I have a doubt in Python 3 language. I have seen codes for swapping variable values using the expression:
a,b = b,a
Or for Fibonacci series using:
a,b = b,a+b
How can these work ? But they do work :O
Does the Python system internally create some temporary variable for these ? What's the order of assignment so that both effectively give the correct result ?
Regards,
Nikhil
At a high level, you are creating two tuples, the left hand side and right hand side, and assigning the right one to the left, which changes the variables one by one to their opposites. Python is a higher level language, so there are more abstractions like this when compared to a language like C.
At a low level, you can see quite clearly what is happening by using the dis module, which can show you the python bytecode for a function:
>>> import dis
>>> def test(x, y):
... x, y = y, x
...
>>> dis.dis(test)
2 0 LOAD_FAST 1 (y)
3 LOAD_FAST 0 (x)
6 ROT_TWO
7 STORE_FAST 0 (x)
10 STORE_FAST 1 (y)
13 LOAD_CONST 0 (None)
16 RETURN_VALUE
What happens is it uses ROT_TWO to swap the order of the items on the stack, which is a very efficient way of doing this.
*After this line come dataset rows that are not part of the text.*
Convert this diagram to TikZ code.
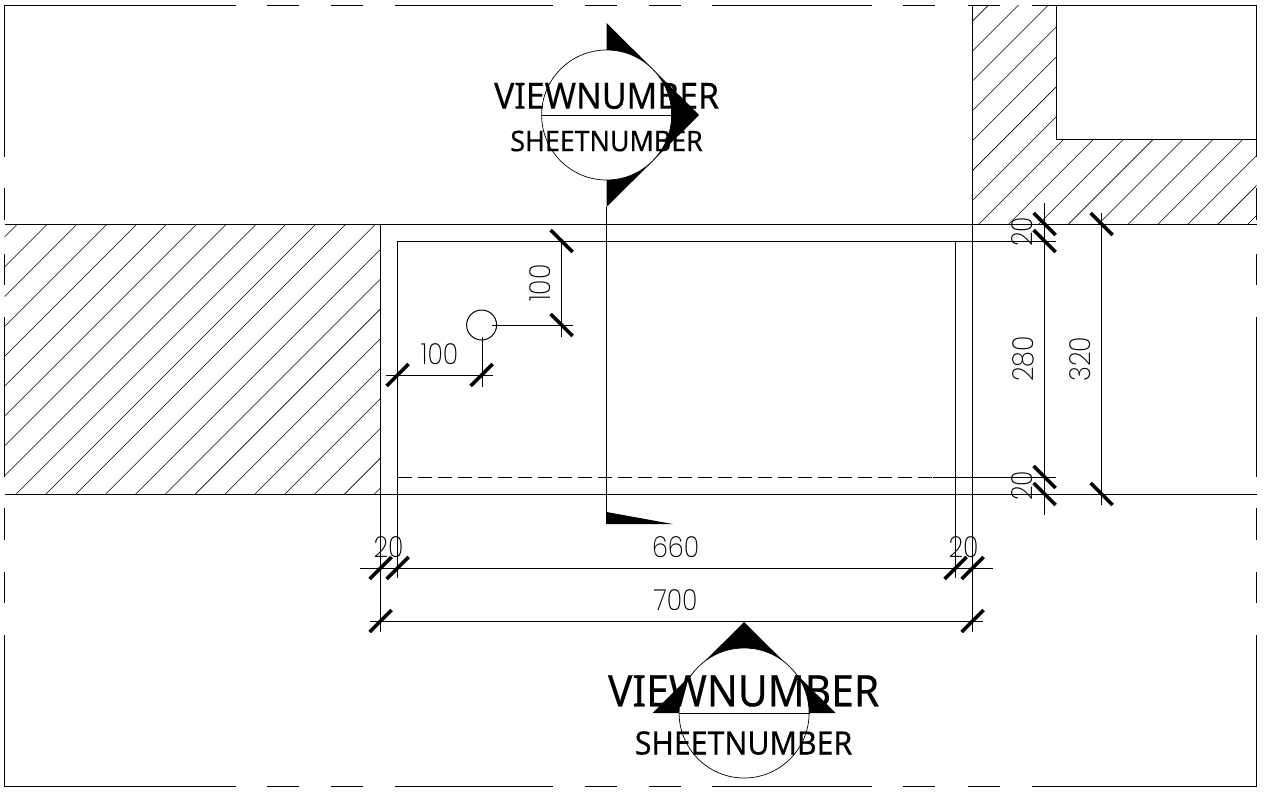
\documentclass[tikz,border=0pt]{standalone}
\usepackage{fontspec}
\setmainfont{Noto Sans}
\newfontfamily\thinf[FakeStretch=0.88]{Poppins ExtraLight}
\newfontfamily\capf[FakeStretch=0.94,FakeBold=0.3]{Noto Sans}
\tikzset{
  wall/.style={line width=1pt,black},
  hatchline/.style={line width=0.55pt,black},
  tickmark/.style={line width=3.4pt,black},
  dimlabel/.style={inner sep=0pt,font=\thinf\fontsize{29}{29}\selectfont},
  bigword/.style={inner sep=0pt,text=black}
}
\newcommand{\tickB}[2]{\draw[tickmark] (#1-11,#2-11) -- (#1+11,#2+11);}
\newcommand{\tickF}[2]{\draw[tickmark] (#1-11,#2+11) -- (#1+11,#2-11);}
\begin{document}
\begin{tikzpicture}[x=1pt,y=-1pt]
\useasboundingbox (0,0) rectangle (1265,795);
\begin{scope}[shift={(-0.4,0)}]
% hatching
\begin{scope}
\clip (5,224) rectangle (381,494);
\foreach \k in {0,...,22}{\pgfmathsetmacro{\c}{242+29.85*\k}\draw[hatchline] (\c,0) -- (0,\c);}
\end{scope}
\begin{scope}
\clip (973,5) -- (1057,5) -- (1057,139) -- (1257,139) -- (1257,224) -- (973,224) -- cycle;
\foreach \k in {0,...,17}{\pgfmathsetmacro{\c}{994+29.9*\k}\draw[hatchline] (\c,0) -- (0,\c);}
\end{scope}
% border, broken
\foreach \a/\b in {5/236,267/299,331/363,395/553,585/617,649/681,712/872,903/935,968/1000,1032/1257}{
  \draw[wall] (\a,5) -- (\b,5);
  \draw[wall] (\a,786.7) -- (\b,786.7);
}
\foreach \a/\b in {5/157,188/220,254/285,317/477,508/540,572/603,635/787}{
  \draw[wall] (5,\a) -- (5,\b);
  \draw[wall] (1257,\a) -- (1257,\b);
}
% walls
\draw[wall] (5,224) -- (1257,224);
\draw[wall] (5,494) -- (1257,494);
\draw[wall] (381,224) -- (381,632);
\draw[wall] (398,241) -- (398,578);
\draw[wall] (956,241) -- (956,578);
\draw[wall] (973,5) -- (973,632);
\draw[wall] (398,241) -- (1056,241);
\draw[wall,dash pattern=on 14pt off 6pt] (398,477) -- (933,477);
\draw[wall] (933,477) -- (1056,477);
\draw[wall] (1057,5) -- (1057,139) -- (1257,139);
% dimensions
\draw[wall] (1045,203) -- (1045,515);
\draw[wall] (1102,213) -- (1102,505);
\draw[wall] (360,568) -- (993,568);
\draw[wall] (370,621) -- (983,621);
\draw[wall] (386,375) -- (493,375);
\draw[wall] (483,337) -- (483,387);
\draw[wall] (492,325) -- (573,325);
\draw[wall] (562,241) -- (562,337);
\draw[wall] (482,325) circle (15);
\tickB{1045}{224}\tickB{1045}{241}\tickB{1045}{477}\tickB{1045}{494}
\tickB{1102}{224}\tickB{1102}{494}
\tickB{562}{241}\tickB{562}{325}
\tickF{398}{375}\tickF{482}{375}
\tickF{381}{568}\tickF{398}{568}\tickF{956}{568}\tickF{973}{568}
\tickF{381}{621}\tickF{973}{621}
% dimension labels
\node[dimlabel] (d100h) at (440,354) {100};
\node[dimlabel,rotate=90] (d100v) at (541,283) {100};
\node[dimlabel,rotate=90] (d20a) at (1023,232) {20};
\node[dimlabel,rotate=90] (d280) at (1024,359) {280};
\node[dimlabel,rotate=90] (d320) at (1081,359) {320};
\node[dimlabel,rotate=90] (d20b) at (1023,486) {20};
\node[dimlabel] (d20c) at (389,547) {20};
\node[dimlabel] (d20d) at (964,547) {20};
\node[dimlabel] (d660) at (676,547) {660};
\node[dimlabel] (d700) at (676,600) {700};
% section arrow 1
\draw[wall] (607,207) -- (607,524);
\fill (607,512) -- (673,524) -- (607,524) -- cycle;
\fill (607,23) -- (699.5,115) -- (607,207) -- cycle;
\draw[line width=0.7pt,fill=white] (607,115) circle (65);
\draw[wall] (542,115) -- (672,115);
\node[bigword,font=\capf\fontsize{36}{36}\selectfont] (v1) at (607,96) {VIEWNUMBER};
\node[bigword,font=\capf\fontsize{28.5}{28.5}\selectfont] (s1) at (607,141) {SHEETNUMBER};
% section arrow 2
\fill (744.5,622) -- (836,713) -- (653,713) -- cycle;
\draw[line width=0.7pt,fill=white] (744.5,713) circle (65);
\draw[wall] (679,713) -- (810,713);
\node[bigword,font=\capf\fontsize{43.4}{43.4}\selectfont] (v2) at (744,691) {VIEWNUMBER};
\node[bigword,font=\capf\fontsize{32.2}{32.2}\selectfont] (s2) at (744,743) {SHEETNUMBER};
\end{scope}
\end{tikzpicture}
\end{document}
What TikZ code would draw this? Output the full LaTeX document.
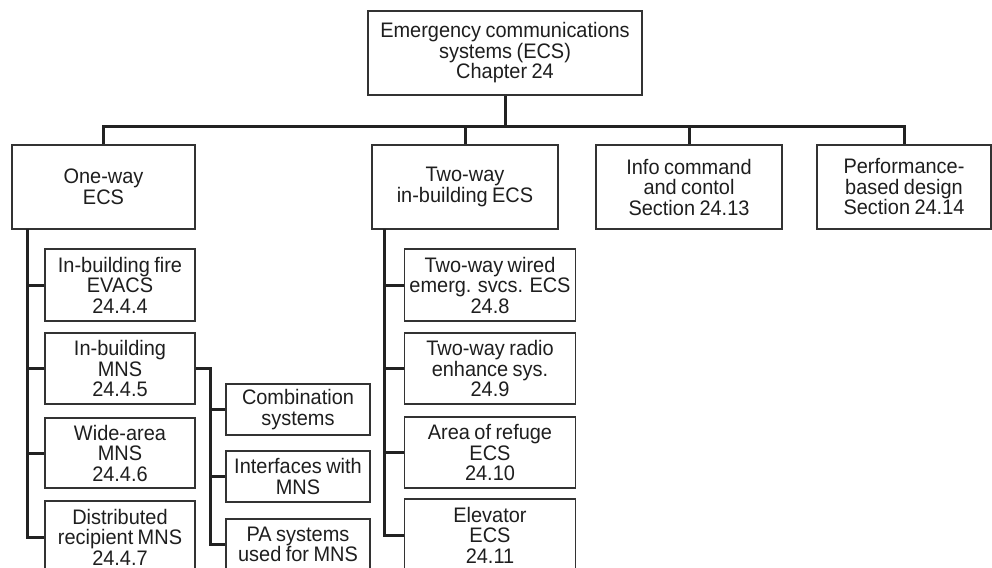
\documentclass[tikz,border=0pt]{standalone}
\usepackage{fontspec}
\setmainfont{Liberation Sans}[FakeStretch=0.95,WordSpace=0.8]
\definecolor{boxc}{HTML}{333333}
\definecolor{linec}{HTML}{222222}
\definecolor{txt}{HTML}{1E1E1E}
\begin{document}
\begin{tikzpicture}[x=1pt,y=-1pt,
  box/.style={draw=boxc, line width=1.5pt, align=center, inner sep=0pt,
    font=\fontsize{21}{20.5}\selectfont, text=txt},
  link/.style={draw=linec, line width=3pt}]
\useasboundingbox (0,0) rectangle (992,567);
\clip (0,0) rectangle (992,567);
% top
\node[box, minimum width=274pt, minimum height=84pt] (top) at (505,53)
  {Emergency communications\\systems (ECS)\\Chapter 24};
% level 1
\node[box, minimum width=183pt, minimum height=84pt] (one) at (103.5,187) {One-way\\ECS};
\node[box, minimum width=186pt, minimum height=84pt] (two) at (465,187) {Two-way\\in-building ECS};
\node[box, minimum width=186pt, minimum height=84pt] (info) at (689,187) {Info command\\and contol\\Section 24.13};
\node[box, minimum width=174pt, minimum height=84pt] (perf) at (904,187) {Performance-\\based design\\Section 24.14};
% one-way children
\node[box, minimum width=150pt, minimum height=72pt] (a1) at (120,285) {In-building fire\\EVACS\\24.4.4};
\node[box, minimum width=150pt, minimum height=71pt] (a2) at (120,368.5) {In-building\\MNS\\24.4.5};
\node[box, minimum width=150pt, minimum height=70pt] (a3) at (120,453) {Wide-area\\MNS\\24.4.6};
\node[box, minimum width=150pt, minimum height=72pt] (a4) at (120,537) {Distributed\\recipient MNS\\24.4.7};
% MNS children
\node[box, minimum width=144pt, minimum height=51pt] (c1) at (298,409.5) {Combination\\systems};
\node[box, minimum width=144pt, minimum height=51pt] (c2) at (298,476.5) {Interfaces with\\MNS};
\node[box, minimum width=144pt, minimum height=51pt] (c3) at (298,544.5) {PA systems\\used for MNS};
% two-way children
\node[box, minimum width=171pt, minimum height=72pt] (b1) at (490,285) {Two-way wired\\emerg. svcs. ECS\\24.8};
\node[box, minimum width=171pt, minimum height=71pt] (b2) at (490,368.5) {Two-way radio\\enhance sys.\\24.9};
\node[box, minimum width=171pt, minimum height=71pt] (b3) at (490,452.5) {Area of refuge\\ECS\\24.10};
\node[box, minimum width=171pt, minimum height=72pt] (b4) at (490,535) {Elevator\\ECS\\24.11};
% connectors
\coordinate (bus) at (0,126);
\draw[link] (top.south) -- (top.south |- bus);
\draw[link] (one.north) -- (one.north |- bus) -- (perf.north |- bus) -- (perf.north);
\draw[link] (two.north) -- (two.north |- bus);
\draw[link] (info.north) -- (info.north |- bus);
% one-way spine
\coordinate (ls) at (27,229);
\draw[link] (ls) |- (a4.west);
\draw[link] (a1.west) -- (a1.west -| ls);
\draw[link] (a2.west) -- (a2.west -| ls);
\draw[link] (a3.west) -- (a3.west -| ls);
% MNS spine
\coordinate (ms) at (210,0);
\draw[link] (a2.east) -- (a2.east -| ms) |- (c3.west);
\draw[link] (c1.west) -- (c1.west -| ms);
\draw[link] (c2.west) -- (c2.west -| ms);
% two-way spine
\coordinate (ts) at (384,229);
\draw[link] (ts) |- (b4.west);
\draw[link] (b1.west) -- (b1.west -| ts);
\draw[link] (b2.west) -- (b2.west -| ts);
\draw[link] (b3.west) -- (b3.west -| ts);
\end{tikzpicture}
\end{document}
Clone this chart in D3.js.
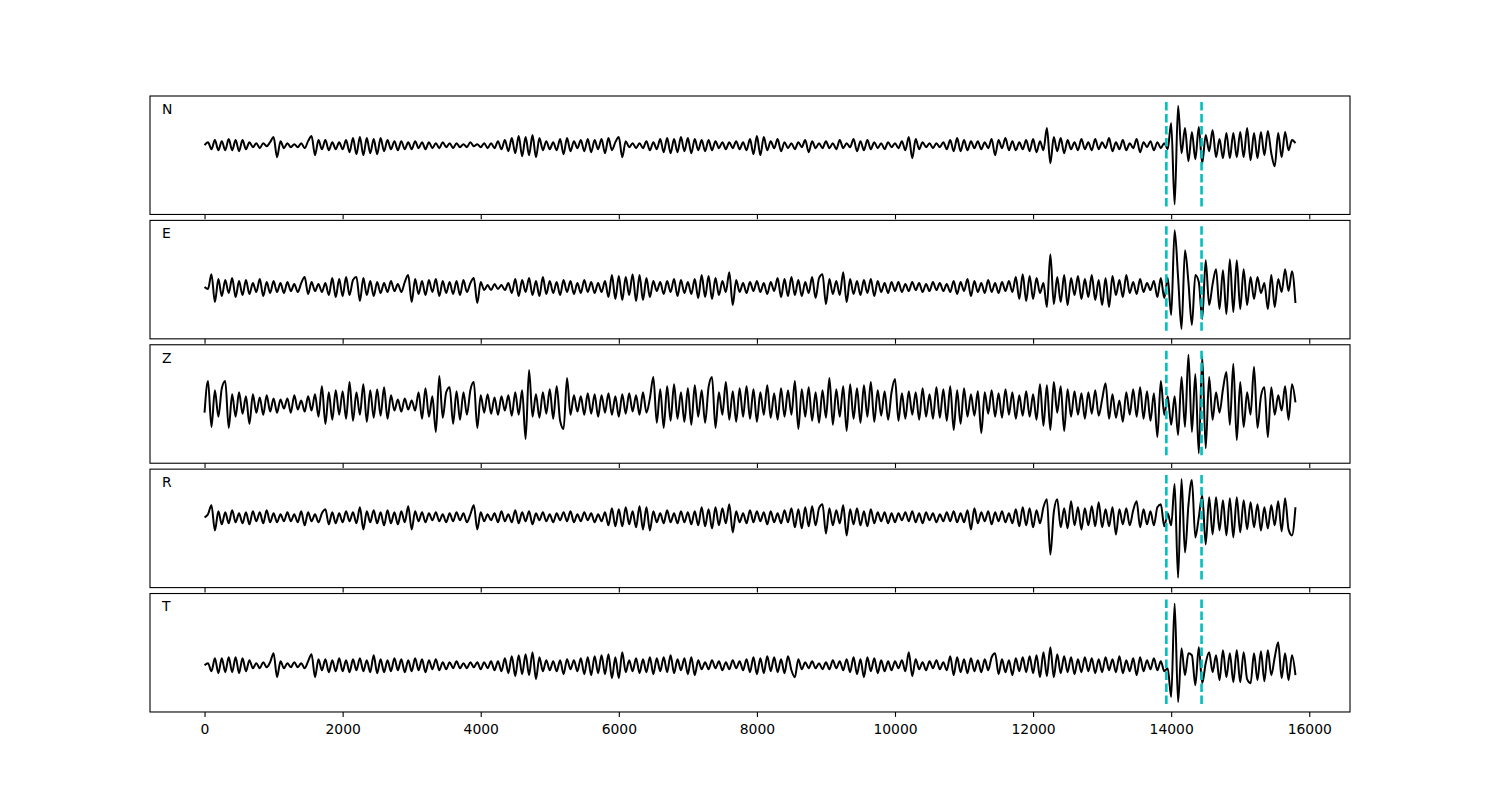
<!DOCTYPE html>
<html>
<head>
<meta charset="utf-8">
<script src="https://cdn.jsdelivr.net/npm/d3@7"></script>
<style>
body { margin: 0; background: #fff; }
</style>
</head>
<body>
<script>
var width = 1500
var height = 800
var left = 150
var plotWidth = 1200
var top0 = 96
var panelHeight = 118.46
var gap = 5.92
var step = 50

// traces, one sample every 50 units from 0 to 15800
var N = [
0,3,-4,5,-5,4,-5,6,-5,5,-6,5,-4,3,-2,2,-3,2,-1,3,
8,-12,4,-3,2,-2,1,-2,2,-3,4,9,-10,5,-4,5,-5,3,-4,3,
-4,5,-7,7,-9,8,-10,7,-8,6,-9,7,-6,5,-4,4,-5,4,-4,3,
-4,4,-3,3,-4,3,-3,2,-3,3,-2,2,-3,2,-2,1,-2,3,-1,1,
-2,2,-3,2,-3,4,-4,5,-6,7,-8,9,-11,8,-10,10,-12,7,-5,4,
-4,3,-5,6,-9,7,-6,4,-3,5,-6,6,-7,5,-4,6,-8,7,-5,3,
8,-12,4,-2,2,-3,2,-3,4,-5,3,-4,6,-7,7,-8,6,-7,8,-6,
7,-8,6,-5,5,-6,5,-5,4,-3,3,-4,3,-3,4,-4,3,-5,6,-9,
9,-10,8,-5,4,-3,6,-6,3,-3,2,-4,3,-2,5,-7,4,-3,2,-3,
4,-3,2,-4,5,-3,2,-2,6,-6,4,-5,5,-4,3,-3,2,-4,3,-2,
2,-3,4,-5,8,-13,6,-4,3,-2,2,-3,2,-2,3,-4,5,-6,7,-6,
5,-5,4,-3,4,-4,3,-3,6,-10,5,-3,7,-5,4,-5,3,-4,5,-6,
6,-7,4,-5,17,-18,8,-6,7,-8,5,-4,3,-5,6,-4,3,-5,6,-4,
3,-3,7,-6,3,-4,5,-5,2,-3,6,-7,3,-2,4,-5,3,-3,2,-4,
22,-59,39,-8,17,-16,13,-14,18,-18,10,-6,15,-12,6,-13,12,-13,12,-12,
13,-12,17,-15,12,-13,13,-10,14,-8,-21,12,-12,13,-5,5,2]

var E = [
0,-2,13,-15,8,-9,7,-6,9,-10,6,-8,7,-7,4,-5,8,-9,5,-6,
6,-5,4,-6,5,-4,3,-5,4,10,-7,5,-4,3,-5,4,-8,9,-10,8,
-9,10,-8,7,10,-14,9,-8,6,-9,5,-6,4,-5,6,-4,3,-5,5,12,
-15,8,-7,6,-8,7,-5,8,-9,6,-6,5,-7,6,-8,7,-5,4,9,-16,
5,-3,2,-3,3,-2,2,-3,4,-6,8,-9,7,-5,9,-8,6,-9,10,-7,
6,-6,5,-8,7,-5,6,-7,4,-6,7,-5,5,-6,4,-5,6,-10,12,-12,
11,-13,10,-8,13,-14,12,-13,9,-10,6,-4,5,-7,6,-5,8,-9,7,-6,
5,-7,8,-11,12,-10,11,-12,9,-8,6,-5,15,-18,7,-5,4,-6,5,-4,
6,-5,4,-7,5,-4,9,-10,8,-9,10,-8,7,-9,5,-6,10,-11,9,13,
-17,8,-7,6,-8,15,-15,8,-7,6,-8,7,-6,8,-9,6,-5,4,-6,5,
-4,5,-5,3,-4,5,-3,4,-5,3,-4,5,-3,4,-4,3,-5,6,-7,5,
-4,8,-9,6,-5,4,-6,7,-5,4,-6,5,-4,6,-5,10,-12,13,-14,11,
-12,9,-6,4,-20,33,-17,10,-15,12,-18,9,-8,11,-12,8,-10,12,-13,7,
-18,9,-20,11,-8,7,-10,12,-6,5,-7,8,-5,4,-3,6,-10,9,-11,9,
-28,57,10,-42,37,5,-38,12,5,-32,27,-18,3,18,-22,17,-27,28,-25,27,
-22,18,-18,10,-12,10,-6,4,-22,12,-20,8,-5,18,-4,16,-16]

var Z = [
-8,23,-22,14,-12,16,23,-23,10,-12,12,-9,8,-19,10,-8,7,-10,9,-7,
6,-8,5,-4,6,-8,9,-5,4,-7,8,-6,10,-12,18,-19,12,-15,14,-10,
13,-14,22,-16,12,-10,20,-17,14,-13,15,-11,17,-14,9,-6,5,-7,6,-5,
4,-6,12,-14,16,-12,8,-27,28,-13,12,17,-19,13,-15,12,-10,14,22,-23,
9,-8,10,-9,7,-10,8,-6,9,-11,12,-10,14,-34,34,-12,10,-13,12,-9,
15,-14,18,-16,-24,26,-10,9,-7,8,-10,11,-9,10,-12,9,-8,11,-10,8,
-12,10,-9,11,-7,9,-10,12,-8,6,27,-18,15,-23,18,-16,20,-14,12,-17,
16,-20,19,-12,14,-18,17,27,-23,12,-10,22,-15,13,-17,16,-12,18,-14,15,
-17,12,-10,19,-13,11,-15,16,-12,14,-10,23,-24,15,-12,17,-16,12,-18,14,
-13,26,-20,15,-12,18,-26,20,-14,16,-18,19,-12,22,-17,14,-11,13,-15,12,
25,-16,11,-14,13,-10,12,-15,16,-12,10,-14,17,-13,15,-16,18,-25,14,-19,
16,-12,10,-11,13,-28,12,-9,14,-12,11,-13,15,-10,12,-14,9,-11,13,-12,
10,-15,20,-21,19,-25,22,-8,18,-26,15,-12,13,-10,11,-14,12,-9,14,-11,
5,21,-14,10,-13,4,-17,12,-10,15,-12,17,-14,13,-16,11,-32,23,-10,8,
-20,8,-30,27,-22,49,-27,30,-48,47,-43,27,-15,12,-8,15,32,-20,40,-35,
22,-22,12,-10,37,-23,8,17,-32,17,-10,9,-6,18,-15,20,2]

var R = [
0,3,12,-13,6,-7,5,-6,7,-5,4,-6,5,-7,6,-4,5,-6,7,-5,
4,-5,3,-4,5,-4,3,-5,6,-8,5,-4,3,-5,4,8,-7,5,-6,4,
-5,6,-4,5,-6,10,-12,6,-5,7,-6,5,-8,7,-6,5,-7,6,-5,11,
-12,6,-4,5,-5,4,-3,5,-4,3,-5,4,-4,5,-3,4,-5,3,12,-12,
5,-4,3,-3,4,-5,6,-4,3,-5,7,-6,5,-4,6,-7,4,-3,5,-4,
3,-5,4,-3,5,-4,6,-5,3,-4,5,-3,4,-5,3,-4,5,-8,9,-9,
8,-9,10,-7,6,-10,11,-12,10,-13,6,-5,4,-6,7,-5,4,-6,6,-5,
5,-7,6,-8,10,-9,8,-11,10,-8,9,-6,13,-15,6,-5,4,-6,7,-5,
6,-4,5,-7,6,-5,4,-6,7,-5,9,-10,8,-11,10,-9,11,-8,9,13,
-16,9,-8,7,-6,12,-18,8,-7,9,-8,6,-9,8,-6,5,-4,5,-6,4,
-5,4,-3,5,-4,6,-5,4,-6,5,-3,4,-5,3,-4,5,-4,6,-5,4,
-5,7,-12,9,-6,5,-4,6,-7,5,-4,6,-5,4,-6,8,-9,10,-8,9,
-10,7,-6,10,18,-37,5,18,-10,9,-11,16,-8,10,-12,9,-8,11,-9,15,
-10,8,-9,10,-17,8,-7,9,-8,7,16,-10,8,-7,6,-8,10,13,-9,4,
-8,33,-60,38,-35,12,37,-20,0,22,-27,20,-17,20,-13,17,-18,19,-20,20,
-15,17,-12,15,-10,13,-13,10,-11,12,-8,16,-14,19,-12,-18,10]

var T = [
0,2,-6,7,-8,7,-7,8,-7,8,-8,7,-6,5,-3,2,-3,3,-2,3,
12,-12,4,-3,2,-2,3,-2,2,-3,4,11,-12,6,-5,6,-7,5,-6,7,
-6,5,-7,6,-5,7,-6,5,-7,10,-8,6,-7,5,-6,7,-5,6,-7,5,
-6,7,-5,6,-7,5,-4,6,-5,3,-4,3,-3,4,-3,2,-3,3,-2,3,
-4,3,-3,4,-5,4,-6,7,-8,9,-11,10,-9,11,-10,13,-14,8,-6,5,
-5,4,-6,5,-9,6,-4,5,-6,7,-9,8,-10,9,-8,10,-9,11,-13,8,
-13,13,-7,5,-6,7,-8,6,-7,8,-9,7,-6,8,-7,10,-8,6,-5,7,
-9,8,-10,5,-4,3,-4,5,-3,4,-5,3,-4,5,-3,4,-5,6,-7,8,
-9,7,-8,9,-6,8,-7,6,-8,9,-5,-12,6,-4,3,-3,4,-3,2,-4,
3,-4,5,-3,4,-5,6,-7,8,-9,6,-12,8,-6,7,-8,5,-6,4,-5,
4,-3,5,-6,13,-11,6,-4,3,-5,4,-3,5,-4,3,-5,9,-10,8,-7,
6,-8,7,-6,5,-7,6,-5,8,12,-9,6,-7,5,-10,7,-6,8,-7,9,
-8,10,-12,13,-11,18,-12,11,-8,9,-7,8,-9,6,-7,8,-6,7,-8,6,
-7,8,-5,6,-7,9,-8,5,-6,7,-10,8,-6,5,-4,7,-5,4,-6,-3,
-32,62,-37,17,-10,12,10,-20,18,-18,2,13,-7,10,-15,15,-12,12,-17,15,
-17,13,-14,-18,12,-15,14,-16,15,-10,8,23,-13,12,-15,10,-10]

var channels = ["N", "E", "Z", "R", "T"]
var traces = [N, E, Z, R, T]
var picks = [13930, 14440]
var xTicks = [0, 2000, 4000, 6000, 8000, 10000, 12000, 14000, 16000]

var xMax = (N.length - 1) * step
var x = d3.scaleLinear()
  .domain([-0.05 * xMax, 1.05 * xMax])
  .range([left, left + plotWidth])

var svg = d3.select("body").append("svg")
  .attr("width", width)
  .attr("height", height)
  .style("font-family", "DejaVu Sans, sans-serif")

svg.append("rect").attr("width", width).attr("height", height).attr("fill", "white")

traces.forEach(function(data, k) {
  var top = top0 + k * (panelHeight + gap)
  var ext = d3.extent(data)
  var pad = (ext[1] - ext[0]) * 0.1
  var y = d3.scaleLinear()
    .domain([ext[0] - pad, ext[1] + pad])
    .range([top + panelHeight, top])

  var g = svg.append("g")

  var line = d3.line()
    .x(function(d, i) { return x(i * step) })
    .y(function(d) { return y(d) })
    .curve(d3.curveMonotoneX)

  g.append("path")
    .datum(data)
    .attr("d", line)
    .attr("fill", "none")
    .attr("stroke", "black")
    .attr("stroke-width", 2)
    .attr("stroke-linejoin", "round")

  g.selectAll(".pick")
    .data(picks)
    .enter().append("line")
    .attr("x1", function(d) { return x(d) })
    .attr("x2", function(d) { return x(d) })
    .attr("y1", top + panelHeight * 0.05)
    .attr("y2", top + panelHeight * 0.95)
    .attr("stroke", "#00bfbf")
    .attr("stroke-width", 2.6)
    .attr("stroke-dasharray", "8.5,3.5")

  g.append("rect")
    .attr("x", left)
    .attr("y", top)
    .attr("width", plotWidth)
    .attr("height", panelHeight)
    .attr("fill", "none")
    .attr("stroke", "black")
    .attr("stroke-width", 1.1)

  var axis = d3.axisBottom(x)
    .tickValues(xTicks)
    .tickSize(4.9)
    .tickPadding(7)
    .tickFormat(d3.format("d"))
  if (k < traces.length - 1) axis.tickFormat("")

  var ax = g.append("g")
    .attr("transform", "translate(0," + (top + panelHeight) + ")")
    .call(axis)
  ax.select(".domain").remove()
  ax.selectAll("line").attr("stroke-width", 1.1)
  ax.selectAll("text")
    .attr("fill", "black")
    .style("font-family", "DejaVu Sans, sans-serif")
    .style("font-size", "13.9px")

  g.append("text")
    .attr("x", left + plotWidth * 0.01)
    .attr("y", top + panelHeight * 0.15)
    .style("font-size", "13.9px")
    .text(channels[k])
})
</script>
</body>
</html>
When you write a, b, you create tuple.
>>> 1, 2
(1, 2)
So, nothing special in evaluation order.
From the Fibonacci example with a=1 and b=1. First, the right hand side is evaluated: b,a+b resulting in the tuple (1,2). Next, the right hand side is assigned to the left hand side, namely a and b. So yes, the evaluation on the right is stored in memory, and then a and b changed to point to these new values.